For players, this means it's normal to have a backlog of unplayed games collecting dust in their Steam libraries. A 2014 study by Ars Technia revealed 37 percent of all games purchased on Steam were never booted up, not even once, and that was before the store's publishing numbers truly skyrocketed.

For developers, this means competition has never been more fierce. Take Aztez for example -- indie developers Ben Ruiz and Matthew Wegner started working on the game in 2010 and it generated a ton of early buzz. These were the days before Greenlight or Early Access, and the duo's initial launch plans revolved around Steam, where they'd already made contact with in-house curators.

It took seven years to finish Aztez. By the time it came out on August 1st, 2017, Steam was a changed landscape. Forty other games landed on the store on August 1st alone. Aztez got lost in the crowd.

"If I was paying attention to Steam, maybe I wouldn't be so blindsided by what happened, but I'm also not necessarily sure what I would've done differently," Ruiz told Engadget last year. "If I'd have known like, oh, it's a saturated market now -- what the fuck do you do?"

You curate. That's the angle Discord is taking, at least for now. Discord is positioning its new store as a home for hand-picked games, trying to bring the industry back to pre-Greenlight levels of new releases.

"There's an abundance of fantastic games," Discord wrote on Medium. "Fantastic games that we missed. Games that we even purchased but never got around to playing. We want to give you an easy opportunity to play the golden games you've missed and we want to offer an awesome selection. So, we've curated some of these golden games and will be adding them to Discord Nitro."

"We'll rely on our community and our team to make the store feel super personal."
- Discord

Nitro is Discord's paid subscription service that nets users upgraded features and special goodies, including a boosted upload limit, custom emojis and higher-quality screen share. It costs $5 a month or $50 a year. And now, it'll include access to Discord's curated game store. Plus, players will be able to launch any game on their computer directly through Discord, even if it's originally hosted through Steam.

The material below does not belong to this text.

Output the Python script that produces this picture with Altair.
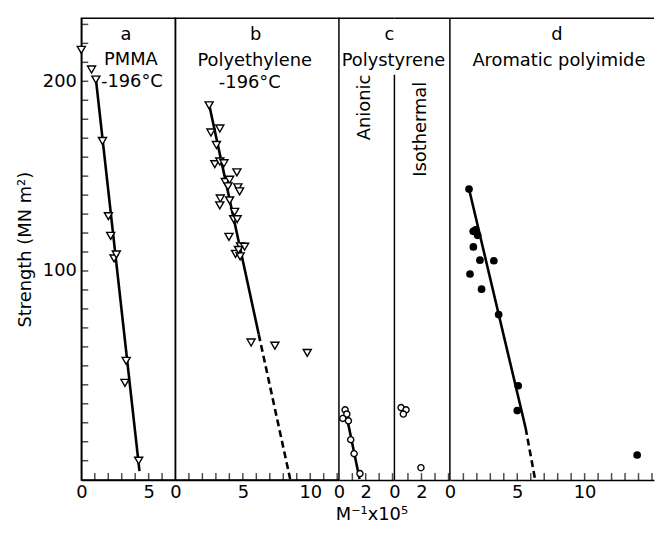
import altair as alt
import pandas as pd

FONT = "DejaVu Sans"
H = 466
Y_DOMAIN = [-10.2, 233.2]

# ---------------- data ----------------
# a: PMMA -196 C
a_x = [0.0, 0.76, 1.08, 1.57, 2.01, 2.18, 2.43, 2.60, 3.33, 3.24, 4.26]
a_y = [216.6, 206.2, 200.9, 168.5, 128.9, 118.5, 106.6, 108.7, 52.6, 41.0, 0.0]
a_fit_x = [1.08, 4.32]
a_fit_y = [201.3, -5.5]

# b: Polyethylene -196 C
b_x = [2.50, 2.63, 3.29, 3.04, 2.92, 3.29, 3.60, 4.56, 3.70, 4.02, 3.90, 4.63, 4.76, 3.33,
       3.29, 4.02, 4.39, 4.32, 4.58, 3.97, 4.83, 5.13, 4.46, 4.80, 4.68, 5.61, 7.38, 9.78]
b_y = [187.3, 173.0, 175.1, 166.4, 156.3, 157.7, 156.8, 152.0, 146.9, 148.1, 144.6, 144.1,
       142.0, 138.2, 134.6, 137.2, 131.2, 127.3, 127.3, 118.0, 113.0, 112.8, 109.0, 107.7,
       111.1, 62.3, 60.6, 56.8]
b_fit_x = [2.50, 6.18]
b_fit_y = [187.7, 66.6]
b_ext_x = [6.18, 8.51]
b_ext_y = [66.6, -9.6]

# c: Polystyrene, anionic and isothermal
c_an_x = [0.46, 0.59, 0.29, 0.71, 0.88, 1.13, 1.57]
c_an_y = [26.8, 24.6, 22.3, 21.0, 11.1, 3.7, -6.8]
c_an_fit_x = [0.55, 1.54]
c_an_fit_y = [24.3, -9.7]
c_iso_x = [0.49, 0.86, 0.66, 1.96]
c_iso_y = [28.0, 26.8, 24.6, -3.7]

# d: Aromatic polyimide
d_x = [1.42, 1.73, 1.91, 2.06, 1.74, 2.23, 3.26, 1.49, 2.35, 3.62, 5.07, 5.00, 13.9]
d_y = [143.2, 120.9, 121.7, 118.8, 112.7, 105.7, 105.4, 98.4, 90.4, 77.0, 39.5, 26.4, 3.0]
d_fit_x = [1.42, 5.62]
d_fit_y = [143.2, 17.2]
d_ext_x = [5.62, 6.32]
d_ext_y = [17.2, -9.7]

# axis labels and minor ticks
y_labels = [100, 200]
y_ticks = [0, 10, 20, 30, 40, 50, 60, 70, 80, 90, 100, 110, 120, 130, 140, 150, 160, 170,
           180, 190, 200, 210, 220, 230]
a_labels, a_ticks = [0, 5], [1, 2, 3, 4, 5, 6]
b_labels, b_ticks = [0, 5, 10], [1, 2, 3, 4, 5, 6, 7, 8, 9, 10, 11, 12]
c_labels, c_ticks = [0, 2], [1, 2, 3, 4]
d_labels, d_ticks = [0, 5, 10], [1, 2, 3, 4, 5, 6, 7, 8, 9, 10, 11, 12, 13, 14, 15]

ONE = pd.DataFrame({"k": [0]})


def df(x, y):
    return pd.DataFrame({"x": x, "y": y})


def make_panel(width, xmax, labels, ticks, layers_spec, show_y=False):
    xs = alt.Scale(domain=[0, xmax], nice=False, zero=False)
    ys = alt.Scale(domain=Y_DOMAIN, nice=False, zero=False)
    xaxis = alt.Axis(values=labels, format="d", labelFlush=False, title=None)
    if show_y:
        yaxis = alt.Axis(values=y_labels, format="d", title="Strength (MN m²)",
                         titlePadding=8, labelPadding=5)
    else:
        yaxis = None

    def X(f="x"):
        return alt.X(f, type="quantitative", scale=xs, axis=xaxis)

    def Y(f="y"):
        return alt.Y(f, type="quantitative", scale=ys, axis=yaxis)

    layers = []
    for kind, data, opts in layers_spec:
        if kind == "line":
            layers.append(
                alt.Chart(data).mark_line(color="black", strokeWidth=2.6, **opts)
                .encode(x=X(), y=Y())
            )
        elif kind == "tri":
            layers.append(
                alt.Chart(data).mark_point(shape="triangle-down", filled=True, fill="white",
                                           stroke="black", strokeWidth=1.4, size=66, opacity=1)
                .encode(x=X(), y=Y())
            )
        elif kind == "ocirc":
            layers.append(
                alt.Chart(data).mark_point(shape="circle", filled=True, fill="white",
                                           stroke="black", strokeWidth=1.4, size=38, opacity=1)
                .encode(x=X(), y=Y())
            )
        elif kind == "dot":
            layers.append(
                alt.Chart(data).mark_point(shape="circle", filled=True, color="black",
                                           size=60, opacity=1)
                .encode(x=X(), y=Y())
            )
        elif kind == "text":
            txt, px, py, ang = opts
            mk = dict(text=txt, font=FONT, fontSize=18, color="black",
                      align="center", baseline="middle")
            if ang:
                mk["angle"] = ang
            layers.append(
                alt.Chart(ONE).mark_text(**mk).encode(x=alt.value(px), y=alt.value(py))
            )
        elif kind == "rule":
            x1, x2, y1, y2 = opts
            layers.append(
                alt.Chart(ONE).mark_rule(color="black", strokeWidth=1.5)
                .encode(x=alt.value(x1), x2=alt.value(x2), y=alt.value(y1), y2=alt.value(y2))
            )
    # minor ticks pointing inward on the x axis (drawn last)
    layers.append(
        alt.Chart(pd.DataFrame({"t": ticks})).mark_tick(
            color="black", orient="vertical", size=7, thickness=1.5)
        .encode(x=X("t"), y=alt.value(H - 3.5))
    )
    if show_y:
        layers.append(
            alt.Chart(pd.DataFrame({"v": y_ticks})).mark_tick(
                color="black", orient="horizontal", size=7, thickness=1.5)
            .encode(y=Y("v"), x=alt.value(3.5))
        )
    return alt.layer(*layers).properties(width=width, height=H)


pa = make_panel(95, 6.99, a_labels, a_ticks, [
    ("line", df(a_fit_x, a_fit_y), {}),
    ("tri", df(a_x, a_y), None),
    ("text", None, ("a", 45, 17, 0)),
    ("text", None, ("PMMA", 50, 42, 0)),
    ("text", None, ("-196°C", 51, 64, 0)),
], show_y=True).properties(view=alt.ViewBackground(stroke="black", strokeWidth=1.5))

pb = make_panel(165, 12.13, b_labels, b_ticks, [
    ("line", df(b_fit_x, b_fit_y), {}),
    ("line", df(b_ext_x, b_ext_y), {"strokeDash": [7, 4]}),
    ("tri", df(b_x, b_y), None),
    ("text", None, ("b", 81, 17, 0)),
    ("text", None, ("Polyethylene", 80, 43, 0)),
    ("text", None, ("-196°C", 75, 65, 0)),
]).properties(view=alt.ViewBackground(stroke="black", strokeWidth=1.5))

pc1 = make_panel(56, 4.14, c_labels, c_ticks, [
    ("line", df(c_an_fit_x, c_an_fit_y), {}),
    ("ocirc", df(c_an_x, c_an_y), None),
    ("rule", None, (0, 56, 0, 0)),
    ("text", None, ("c", 51, 17, 0)),
    ("text", None, ("Polystyrene", 55, 43, 0)),
    ("text", None, ("Anionic", 26, 90, 270)),
]).properties(view=alt.ViewBackground(stroke=None))

pc2 = make_panel(56, 4.1, c_labels, c_ticks, [
    ("ocirc", df(c_iso_x, c_iso_y), None),
    ("rule", None, (0, 56, 0, 0)),
    ("rule", None, (0, 0, 57, H)),
    ("text", None, ("Isothermal", 27, 112, 270)),
]).properties(view=alt.ViewBackground(stroke=None))

pd_ = make_panel(206, 15.15, d_labels, d_ticks, [
    ("line", df(d_fit_x, d_fit_y), {}),
    ("line", df(d_ext_x, d_ext_y), {"strokeDash": [7, 4]}),
    ("dot", df(d_x, d_y), None),
    ("rule", None, (0, 206, 0, 0)),
    ("rule", None, (0, 0, 0, H)),
    ("text", None, ("d", 108, 17, 0)),
    ("text", None, ("Aromatic polyimide", 110, 43, 0)),
]).properties(view=alt.ViewBackground(stroke=None))

chart = alt.hconcat(pa, pb, pc1, pc2, pd_, spacing=0, bounds="flush").properties(
    title=alt.TitleParams(text="M⁻¹x10⁵", orient="bottom", anchor="middle", font=FONT,
                          fontSize=18, fontWeight="normal", color="black", offset=4, dx=37),
    padding={"top": 7, "left": 7, "right": 0, "bottom": 2},
).configure_axis(
    domainColor="black", domainWidth=1.5, ticks=False, grid=False,
    labelFont=FONT, labelFontSize=18, labelColor="black", labelPadding=4,
    titleFont=FONT, titleFontSize=18, titleFontWeight="normal", titleColor="black",
).configure_view(stroke=None)

chart.save("out.html", embed_options={"renderer": "svg", "actions": False})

"As the store grows, we'll rely on our community and our team to make the store feel super personal and focused on games that we genuinely think you'll enjoy," Discord said.

Discord is entering the game-distribution market with a lot of advantages, including a user base of 150 million people and the ability to publish, and exclusively host, new games. It's most critical advantage, however, is hindsight. Valve had to react to a rapidly shifting environment, where suddenly thousands of developers had games ready to hit online stores, and it bumbled its way through the indie industry's growth spurt. Today, Steam is a repository for all games, making it difficult to be a champion for any particular title.

Discord has the ability to provide a truly curated, streamlined store for high-quality games, but it's going to be a huge and difficult project. Discord employees are surely being hounded with inquiries from interested developers this very moment, and interest is unlikely to let up as time goes on, if the platform is successful. This is the very same situation that propelled Valve to stop supporting in-house curation altogether. Now it's Discord's turn to try and make it work.